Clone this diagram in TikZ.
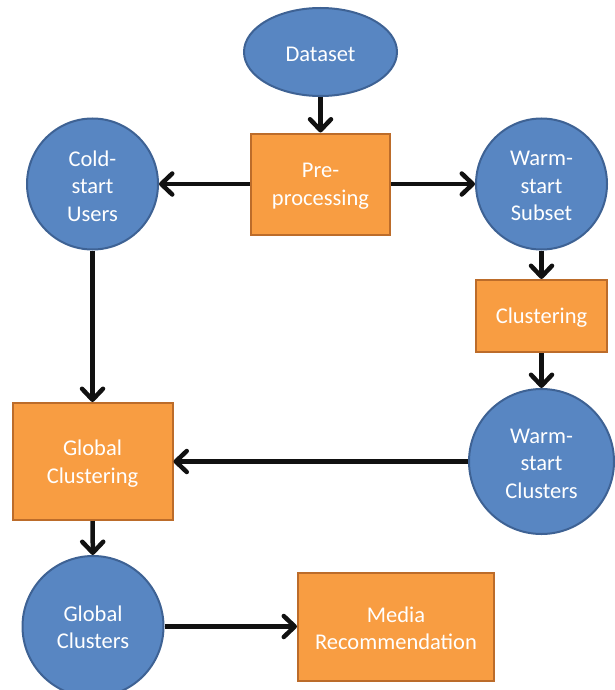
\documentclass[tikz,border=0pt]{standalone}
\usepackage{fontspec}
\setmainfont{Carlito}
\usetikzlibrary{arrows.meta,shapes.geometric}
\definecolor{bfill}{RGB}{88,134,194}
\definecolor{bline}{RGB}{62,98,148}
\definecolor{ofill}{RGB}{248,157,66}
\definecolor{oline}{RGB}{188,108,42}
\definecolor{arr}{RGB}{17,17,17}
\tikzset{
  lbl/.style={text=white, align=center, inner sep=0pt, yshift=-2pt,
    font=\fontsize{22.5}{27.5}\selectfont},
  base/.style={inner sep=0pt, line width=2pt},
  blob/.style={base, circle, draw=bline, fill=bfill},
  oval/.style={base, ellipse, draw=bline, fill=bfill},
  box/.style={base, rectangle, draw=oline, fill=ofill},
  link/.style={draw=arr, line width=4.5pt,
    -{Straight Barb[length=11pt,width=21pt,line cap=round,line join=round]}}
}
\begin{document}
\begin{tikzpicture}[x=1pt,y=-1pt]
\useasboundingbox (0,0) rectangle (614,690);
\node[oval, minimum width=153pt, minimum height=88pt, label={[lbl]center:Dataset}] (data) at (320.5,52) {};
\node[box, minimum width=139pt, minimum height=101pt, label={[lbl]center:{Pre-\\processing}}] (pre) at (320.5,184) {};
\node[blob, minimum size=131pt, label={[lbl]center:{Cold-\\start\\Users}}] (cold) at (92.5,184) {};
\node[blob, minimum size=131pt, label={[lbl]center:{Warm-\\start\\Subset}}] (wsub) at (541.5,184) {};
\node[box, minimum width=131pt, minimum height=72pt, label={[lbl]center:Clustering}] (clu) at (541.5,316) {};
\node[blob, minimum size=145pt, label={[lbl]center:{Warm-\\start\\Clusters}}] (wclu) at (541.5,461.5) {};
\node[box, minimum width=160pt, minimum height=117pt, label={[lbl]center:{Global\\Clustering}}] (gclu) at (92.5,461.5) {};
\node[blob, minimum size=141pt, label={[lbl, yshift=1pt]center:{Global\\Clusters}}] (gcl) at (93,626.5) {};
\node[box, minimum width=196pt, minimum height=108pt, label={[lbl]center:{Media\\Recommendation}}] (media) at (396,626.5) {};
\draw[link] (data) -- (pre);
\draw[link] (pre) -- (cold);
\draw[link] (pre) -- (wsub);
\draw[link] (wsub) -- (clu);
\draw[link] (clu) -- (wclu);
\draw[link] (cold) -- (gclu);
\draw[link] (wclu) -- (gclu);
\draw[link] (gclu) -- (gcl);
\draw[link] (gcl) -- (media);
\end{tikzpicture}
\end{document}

------------------------------------------------

DIRECTIVE:
Print the whole listing above once more, word for word, without its pictures.

ANSWER TO THIS PROBLEM:
Clone this diagram in TikZ.
\documentclass[tikz,border=0pt]{standalone}
\usepackage{fontspec}
\setmainfont{Carlito}
\usetikzlibrary{arrows.meta,shapes.geometric}
\definecolor{bfill}{RGB}{88,134,194}
\definecolor{bline}{RGB}{62,98,148}
\definecolor{ofill}{RGB}{248,157,66}
\definecolor{oline}{RGB}{188,108,42}
\definecolor{arr}{RGB}{17,17,17}
\tikzset{
  lbl/.style={text=white, align=center, inner sep=0pt, yshift=-2pt,
    font=\fontsize{22.5}{27.5}\selectfont},
  base/.style={inner sep=0pt, line width=2pt},
  blob/.style={base, circle, draw=bline, fill=bfill},
  oval/.style={base, ellipse, draw=bline, fill=bfill},
  box/.style={base, rectangle, draw=oline, fill=ofill},
  link/.style={draw=arr, line width=4.5pt,
    -{Straight Barb[length=11pt,width=21pt,line cap=round,line join=round]}}
}
\begin{document}
\begin{tikzpicture}[x=1pt,y=-1pt]
\useasboundingbox (0,0) rectangle (614,690);
\node[oval, minimum width=153pt, minimum height=88pt, label={[lbl]center:Dataset}] (data) at (320.5,52) {};
\node[box, minimum width=139pt, minimum height=101pt, label={[lbl]center:{Pre-\\processing}}] (pre) at (320.5,184) {};
\node[blob, minimum size=131pt, label={[lbl]center:{Cold-\\start\\Users}}] (cold) at (92.5,184) {};
\node[blob, minimum size=131pt, label={[lbl]center:{Warm-\\start\\Subset}}] (wsub) at (541.5,184) {};
\node[box, minimum width=131pt, minimum height=72pt, label={[lbl]center:Clustering}] (clu) at (541.5,316) {};
\node[blob, minimum size=145pt, label={[lbl]center:{Warm-\\start\\Clusters}}] (wclu) at (541.5,461.5) {};
\node[box, minimum width=160pt, minimum height=117pt, label={[lbl]center:{Global\\Clustering}}] (gclu) at (92.5,461.5) {};
\node[blob, minimum size=141pt, label={[lbl, yshift=1pt]center:{Global\\Clusters}}] (gcl) at (93,626.5) {};
\node[box, minimum width=196pt, minimum height=108pt, label={[lbl]center:{Media\\Recommendation}}] (media) at (396,626.5) {};
\draw[link] (data) -- (pre);
\draw[link] (pre) -- (cold);
\draw[link] (pre) -- (wsub);
\draw[link] (wsub) -- (clu);
\draw[link] (clu) -- (wclu);
\draw[link] (cold) -- (gclu);
\draw[link] (wclu) -- (gclu);
\draw[link] (gclu) -- (gcl);
\draw[link] (gcl) -- (media);
\end{tikzpicture}
\end{document}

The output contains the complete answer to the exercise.